Ia juga menyoroti kesiapan Kejaksaan dalam menghadapi peningkatan kewenangan. Dengan banyaknya kasus yang menumpuk, ia meragukan apakah Kejaksaan memiliki sumber daya manusia (SDM) yang cukup.
“Apakah Kejaksaan mampu merekrut SDM dengan cepat? Saya pikir ini tidak rasional, mengingat jumlah jaksa yang ada saat ini masih terbatas,” katanya.
Untuk mengatasi masalah ini, ia mengusulkan peningkatan kualitas pendidikan bagi penyidik Kepolisian serta batas waktu yang jelas dalam penyelesaian perkara. “Misalnya, 14 hari untuk kasus ringan dan maksimal dua bulan untuk kasus yang lebih kompleks. Jangan sampai kasus berlarut-larut tanpa kejelasan,” imbuhnya.

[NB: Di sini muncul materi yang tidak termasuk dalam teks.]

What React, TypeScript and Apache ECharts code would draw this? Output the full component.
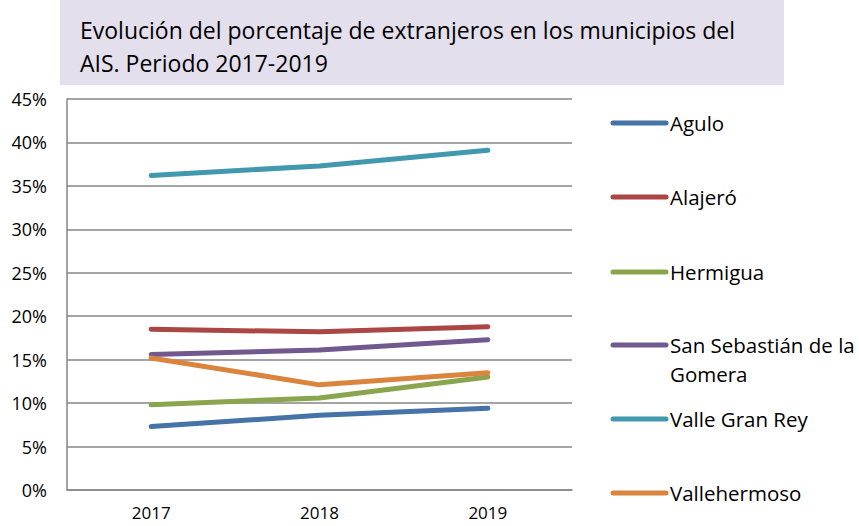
import React, { useEffect, useRef } from "react";
import * as echarts from "echarts";

const titleLines = [
  "Evolución del porcentaje de extranjeros en los municipios del",
  "AIS. Periodo 2017-2019",
];
const years = ["2017", "2018", "2019"];
const seriesNames = [
  "Agulo",
  "Alajeró",
  "Hermigua",
  "San Sebastián de la Gomera",
  "Valle Gran Rey",
  "Vallehermoso",
];
const legendLabels = [
  "Agulo",
  "Alajeró",
  "Hermigua",
  "San Sebastián de la\nGomera",
  "Valle Gran Rey",
  "Vallehermoso",
];
const agulo = [7.3, 8.6, 9.4];
const alajero = [18.5, 18.2, 18.8];
const hermigua = [9.8, 10.6, 13.0];
const sanSebastian = [15.6, 16.1, 17.3];
const valleGranRey = [36.2, 37.3, 39.1];
const vallehermoso = [15.2, 12.1, 13.5];
const seriesData = [agulo, alajero, hermigua, sanSebastian, valleGranRey, vallehermoso];
const colors = ["#4572A7", "#AA4643", "#89A54E", "#71588F", "#4198AF", "#DB843D"];
const legendY = [123, 197, 272, 345, 419, 493];

const FONT = "'Open Sans', 'Noto Sans', sans-serif";

export default function App() {
  const ref = useRef<HTMLDivElement>(null);
  useEffect(() => {
    if (!ref.current) return;
    const chart = echarts.init(ref.current, null, { renderer: "svg" });
    const legendGraphics: any[] = [];
    seriesNames.forEach((n, i) => {
      legendGraphics.push({
        type: "line",
        shape: { x1: 613, y1: legendY[i], x2: 666, y2: legendY[i] },
        style: { stroke: colors[i], lineWidth: 5, lineCap: "round" },
      });
      legendGraphics.push({
        type: "text",
        x: 670,
        y: legendY[i] - 15,
        style: {
          text: legendLabels[i],
          fill: "#000",
          font: `20.5px ${FONT}`,
          lineHeight: 29,
          verticalAlign: "top",
        },
      });
    });
    chart.setOption({
      animation: false,
      backgroundColor: "#fff",
      graphic: [
        {
          type: "rect",
          shape: { x: 60, y: 0, width: 724, height: 85 },
          style: { fill: "#E4DFEC" },
          silent: true,
        },
        {
          type: "text",
          x: 80,
          y: 13,
          style: {
            text: titleLines.join("\n"),
            fill: "#000",
            font: `23px ${FONT}`,
            lineHeight: 33,
            verticalAlign: "top",
          },
        },
        ...legendGraphics,
      ],
      grid: { left: 67, right: 287, top: 99, bottom: 36, containLabel: false },
      xAxis: {
        type: "category",
        data: years,
        boundaryGap: true,
        axisLine: { show: true, lineStyle: { color: "#868686", width: 1.5 } },
        axisTick: { show: false },
        axisLabel: {
          color: "#000",
          fontSize: 17,
          fontFamily: FONT,
          margin: 14,
          lineHeight: 17,
        },
      },
      yAxis: {
        type: "value",
        min: 0,
        max: 45,
        interval: 5,
        axisLine: { show: true, lineStyle: { color: "#868686", width: 1.5 } },
        axisTick: { show: false },
        axisLabel: {
          color: "#000",
          fontSize: 18,
          fontFamily: FONT,
          margin: 20,
          formatter: (v: number) => `${v}%`,
        },
        splitLine: { show: true, lineStyle: { color: "#868686", width: 1.5 } },
      },
      series: seriesNames.map((n, i) => ({
        name: n,
        type: "line",
        data: seriesData[i],
        symbol: "none",
        lineStyle: { color: colors[i], width: 5, cap: "round", join: "round" },
        itemStyle: { color: colors[i] },
      })),
    });
    return () => chart.dispose();
  }, []);
  return <div ref={ref} style={{ width: 859, height: 526, position: "absolute", left: 0, top: 0 }} />;
}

Senada dengan Prof. Haris, Guru Besar Hukum Pidana Universitas Jember, Prof. Dr. M. Arief Amrullah, juga mengkritisi ketimpangan kewenangan dalam RUU KUHAP.
Menurutnya, konsep dominus litis yang diberikan kepada Jaksa Penuntut Umum tidak boleh diartikan sebagai dominasi satu lembaga terhadap yang lain.
“Kewenangan penyidikan ada pada Kepolisian, sementara kewenangan penuntutan ada pada Kejaksaan. Jangan sampai RKUHAP membuat satu lembaga lebih tinggi dari yang lain,” jelasnya.
Ia juga menekankan pentingnya transparansi dalam pembahasan RUU ini agar masyarakat dapat mengkritisi aturan yang berpotensi menimbulkan ketimpangan.
“Jika aturan ini tidak dibuka untuk dialog publik, bisa saja timbul ketidaksetaraan yang mengarah pada penyalahgunaan kewenangan,” tegasnya.
Lebih lanjut, Prof. Arief menegaskan perlunya harmonisasi antara RUU KUHAP dengan Undang-Undang Kejaksaan dan Undang-Undang Kepolisian agar tidak terjadi tumpang tindih aturan yang berpotensi melemahkan sistem peradilan.
Dengan berbagai permasalahan yang diungkapkan, Prof. Haris menekankan bahwa revisi KUHAP harus dilakukan dengan cermat.
“Revisi KUHAP harus memperbaiki sistem yang ada, bukan membuka celah bagi penyalahgunaan kekuasaan yang lebih besar,” pungkasnya.
Polemik mengenai RUU KUHAP ini semakin menguat, dan diharapkan pemerintah serta DPR dapat mempertimbangkan kembali masukan dari berbagai pihak sebelum mengesahkannya.